Published on 07 April 2008

Source: SciDev.Net

Black carbon, a key component of soot, plays a much larger role in global warming than previously estimated, scientists have found.

They cite black carbon as the second largest contributor to global warming after carbon dioxide.

"We've got one more thing to worry about," says Veerabhadran Ramanathan, professor at the Scripps Institution of Oceanography at the US-based University of California at San Diego and co-author of the study.

"We thought it was mainly carbon dioxide emissions [contributing to global warming]. Now we know that there is another major culprit. Our finding adds to the complexity of the issue."

Black carbon is produced from the incomplete combustion of wood, biomass such as crop residues and fossil fuels.

Ramanathan, together with Greg Carmichael at the University of Iowa, United States, combined satellite data with aircraft and surface observations to paint a global picture of the warming effects of black carbon emissions.

Black carbon absorbs solar radiation, warming the atmosphere.
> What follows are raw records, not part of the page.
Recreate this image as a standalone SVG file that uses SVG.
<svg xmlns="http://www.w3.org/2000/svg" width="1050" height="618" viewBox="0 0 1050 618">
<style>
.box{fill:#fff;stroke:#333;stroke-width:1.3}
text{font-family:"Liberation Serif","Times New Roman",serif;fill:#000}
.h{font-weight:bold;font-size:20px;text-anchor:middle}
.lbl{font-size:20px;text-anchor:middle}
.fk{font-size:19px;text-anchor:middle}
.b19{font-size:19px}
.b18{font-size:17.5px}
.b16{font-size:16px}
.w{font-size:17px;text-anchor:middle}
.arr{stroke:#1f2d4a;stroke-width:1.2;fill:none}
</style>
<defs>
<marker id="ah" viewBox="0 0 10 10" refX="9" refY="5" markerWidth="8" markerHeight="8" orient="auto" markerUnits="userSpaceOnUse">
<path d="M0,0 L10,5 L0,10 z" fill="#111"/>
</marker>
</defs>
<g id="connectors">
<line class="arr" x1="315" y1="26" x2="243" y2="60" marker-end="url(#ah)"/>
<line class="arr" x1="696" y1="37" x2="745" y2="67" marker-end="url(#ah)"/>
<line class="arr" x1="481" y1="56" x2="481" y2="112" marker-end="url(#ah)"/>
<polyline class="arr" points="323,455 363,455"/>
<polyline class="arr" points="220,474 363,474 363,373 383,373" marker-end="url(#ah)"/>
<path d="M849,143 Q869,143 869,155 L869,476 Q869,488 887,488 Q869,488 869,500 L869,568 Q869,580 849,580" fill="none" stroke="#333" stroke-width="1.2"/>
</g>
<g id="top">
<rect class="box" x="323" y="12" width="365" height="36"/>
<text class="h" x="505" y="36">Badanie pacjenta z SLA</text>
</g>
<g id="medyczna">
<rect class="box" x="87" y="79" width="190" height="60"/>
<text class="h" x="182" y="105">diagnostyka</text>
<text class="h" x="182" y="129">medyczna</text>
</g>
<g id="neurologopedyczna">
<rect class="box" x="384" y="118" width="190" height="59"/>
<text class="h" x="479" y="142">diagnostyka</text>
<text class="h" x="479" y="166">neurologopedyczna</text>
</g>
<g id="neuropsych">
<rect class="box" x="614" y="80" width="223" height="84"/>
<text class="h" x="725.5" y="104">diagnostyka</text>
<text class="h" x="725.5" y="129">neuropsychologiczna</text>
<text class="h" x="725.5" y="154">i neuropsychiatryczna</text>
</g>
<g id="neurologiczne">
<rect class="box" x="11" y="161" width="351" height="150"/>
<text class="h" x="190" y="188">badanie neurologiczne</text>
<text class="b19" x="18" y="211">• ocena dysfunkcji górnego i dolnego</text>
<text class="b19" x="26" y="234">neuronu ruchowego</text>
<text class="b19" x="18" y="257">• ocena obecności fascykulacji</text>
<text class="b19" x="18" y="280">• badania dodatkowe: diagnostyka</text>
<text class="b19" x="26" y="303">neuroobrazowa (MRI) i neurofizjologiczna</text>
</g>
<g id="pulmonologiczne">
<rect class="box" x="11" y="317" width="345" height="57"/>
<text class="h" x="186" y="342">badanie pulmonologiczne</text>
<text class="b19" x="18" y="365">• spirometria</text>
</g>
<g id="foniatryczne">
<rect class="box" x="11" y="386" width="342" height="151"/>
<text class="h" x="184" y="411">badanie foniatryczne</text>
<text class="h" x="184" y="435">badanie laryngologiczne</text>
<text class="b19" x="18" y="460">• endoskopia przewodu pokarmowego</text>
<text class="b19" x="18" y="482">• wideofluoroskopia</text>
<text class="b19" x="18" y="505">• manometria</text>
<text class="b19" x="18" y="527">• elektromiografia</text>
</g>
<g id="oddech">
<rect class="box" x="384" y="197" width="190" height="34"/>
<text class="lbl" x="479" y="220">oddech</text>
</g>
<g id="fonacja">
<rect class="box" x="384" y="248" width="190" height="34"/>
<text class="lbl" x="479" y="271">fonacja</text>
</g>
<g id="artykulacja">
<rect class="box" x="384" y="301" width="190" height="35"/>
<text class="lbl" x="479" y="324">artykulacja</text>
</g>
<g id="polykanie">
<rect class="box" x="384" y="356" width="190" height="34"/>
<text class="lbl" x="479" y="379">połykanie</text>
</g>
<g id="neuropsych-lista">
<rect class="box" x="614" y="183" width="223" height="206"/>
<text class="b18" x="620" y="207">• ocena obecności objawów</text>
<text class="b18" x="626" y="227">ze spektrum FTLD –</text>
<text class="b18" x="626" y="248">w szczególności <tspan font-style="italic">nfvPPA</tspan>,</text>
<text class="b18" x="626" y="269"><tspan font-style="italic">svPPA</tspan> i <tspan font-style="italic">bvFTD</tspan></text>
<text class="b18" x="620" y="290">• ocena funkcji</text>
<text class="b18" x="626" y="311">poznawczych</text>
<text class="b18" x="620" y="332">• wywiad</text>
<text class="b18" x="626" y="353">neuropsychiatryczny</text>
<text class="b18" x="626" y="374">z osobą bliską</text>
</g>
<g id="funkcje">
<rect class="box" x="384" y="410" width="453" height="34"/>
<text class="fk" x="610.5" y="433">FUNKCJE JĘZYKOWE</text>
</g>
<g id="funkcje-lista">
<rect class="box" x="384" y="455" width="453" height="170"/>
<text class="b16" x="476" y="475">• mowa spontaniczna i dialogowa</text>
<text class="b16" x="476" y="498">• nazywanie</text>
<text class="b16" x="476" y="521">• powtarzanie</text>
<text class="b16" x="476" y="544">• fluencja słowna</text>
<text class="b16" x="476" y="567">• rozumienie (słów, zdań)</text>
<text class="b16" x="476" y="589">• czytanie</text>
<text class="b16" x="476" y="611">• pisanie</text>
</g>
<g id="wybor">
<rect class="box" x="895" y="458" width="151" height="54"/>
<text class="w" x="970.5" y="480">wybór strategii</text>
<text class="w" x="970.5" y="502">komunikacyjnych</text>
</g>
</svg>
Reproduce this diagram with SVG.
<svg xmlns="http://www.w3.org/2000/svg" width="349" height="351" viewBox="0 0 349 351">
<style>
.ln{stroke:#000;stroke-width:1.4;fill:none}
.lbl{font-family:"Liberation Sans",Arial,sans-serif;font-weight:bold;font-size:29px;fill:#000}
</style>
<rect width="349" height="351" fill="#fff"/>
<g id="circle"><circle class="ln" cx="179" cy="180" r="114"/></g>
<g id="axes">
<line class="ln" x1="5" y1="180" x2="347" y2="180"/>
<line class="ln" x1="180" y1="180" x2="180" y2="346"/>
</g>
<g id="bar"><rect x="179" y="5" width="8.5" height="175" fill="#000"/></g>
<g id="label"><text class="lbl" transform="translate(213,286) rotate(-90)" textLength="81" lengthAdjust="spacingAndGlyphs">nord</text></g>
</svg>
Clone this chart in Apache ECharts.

The researchers calculated this warming effect as 0.9 watts per square metre, second to carbon dioxide's value of 1.66 per square metre.

But this is much higher than the 0.2–0.4 watts per square metre estimated by the UN Intergovernmental Panel on Climate Change.

Ramanathan told SciDev.Net that reducing black carbon emissions is a real possibility as the atmospheric lifespan of black carbon is short, "in the order of 10 days or less". As a result, the benefits will be reaped quickly.

"To cut down carbon dioxide emissions, we are talking about trillions of dollars," he says. "My feeling is black carbon is going to be 10–100 times cheaper. Black carbon emissions in Germany and the United Kingdom have come down by a factor of 2–3 in the last 30–40 years. This shows that we know how to do it."

Ramanathan is undertaking a study in India to look at the cost-effectiveness of biogas plants and encouraging the use of solar cookers instead of burning biomass in villages.

He is currently working with the Chicago Climate Exchange Commission to provide the villagers with carbon credits to sustain these new cooking methods.

A report building on Ramanathan's and Carmichael's analysis, assessing the impact of atmospheric brown clouds — formed from the mixing of black carbon with other aerosols — on China and India will be released by the UN later this year.

The study was published in Nature Geoscience.